Salem artists Carol Hausser and Cynthia Herron, two painters whose abstract styles offer an engaging contrast, share the walls with Eugene artist Beverly Soasey, who works in mixed-media sculpture and assemblages.
A public reception and gallery talk with the artists will be held on Wednesday, Jan. 26, from 2 to 3 p.m. in the NSH second floor atrium.
Members of the art faculty at LBCC invited the three to exhibit because of the quality and diversity of their art, according to art department chair Gary Westford. “We want to showcase the vitality of creative work being done by artist in the mid-valley,” Westford said. “Bev, Carol and Cynthia are great examples of the incredible wealth of talent we have right here in our own backyard.”
Soasey creates mixed-media assemblages that combine painting, drawing, collage and found objects to tell a story. She has exhibited widely in the Northwest and beyond over the past three decades. As the coordinator of the Jacobs Gallery in Eugene, she is also known for her jurying and curatorial work in the area.
“Assemblage requires having inspiration and ideas around all of the time, always invading my thoughts,” she says in explaining her work. “My studio is overgrown with stuff: photos, books, bird wings, scraps of metal and ideas saved in various forms. There are boxes full of secrets and boxes waiting to be filled.”

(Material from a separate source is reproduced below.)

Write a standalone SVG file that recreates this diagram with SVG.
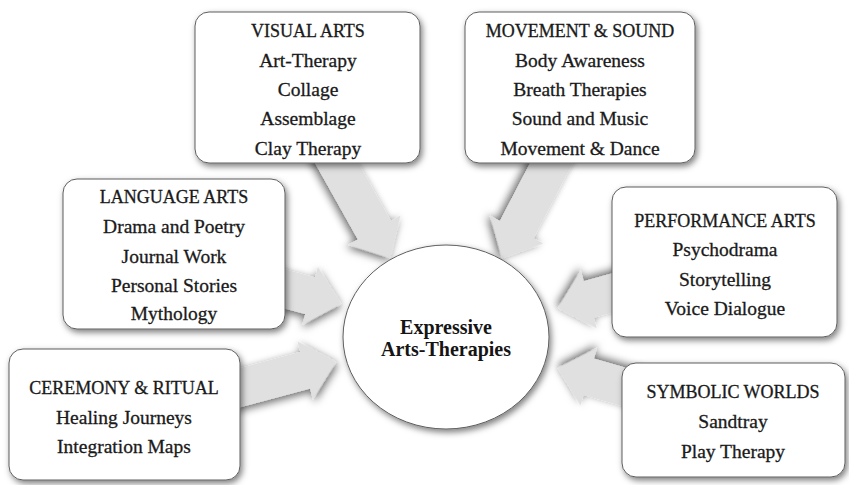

Herron’s colorful acrylic paintings express the mood and atmosphere of the Willamette Valley landscape, tracing a fine line between representation and complete abstraction. She describes her paintings as “individual poems to the land.”
“Nature is my subject,” she says. “Experience and transformation are my subjects. I want to bring the wildness and beauty of nature to others.”
Herron moved to the Pacific Northwest in 2004 after living, studying and painting in the Southwest for 25 years. She currently teaches art foundation classes at Chemeketa Community College in Salem as well as at LBCC.
Hausser, who has been teaching art at Chemeketa for the past 30 years under her married name, Carol Bibler, works in watercolor to create colorful, complex geometric abstract paintings, some as large as four feet by five feet.
Her paintings pull the viewer into an inner universe where time and space assume a fantastical visual logic. “My typical subject might be described as mysterious, free-association movements, unfolding, and unraveling, almost tangible, yet illusory,” Hausser explains.
Her work is in the art collections of the State of Oregon, Hallie Ford Museum of Art and the Microsoft Corp., and has been widely exhibited in the Northwest over the years.
The three artists will be exhibiting on both floors of the NSH Gallery, which is open weekdays from 8 a.m. to 7 p.m.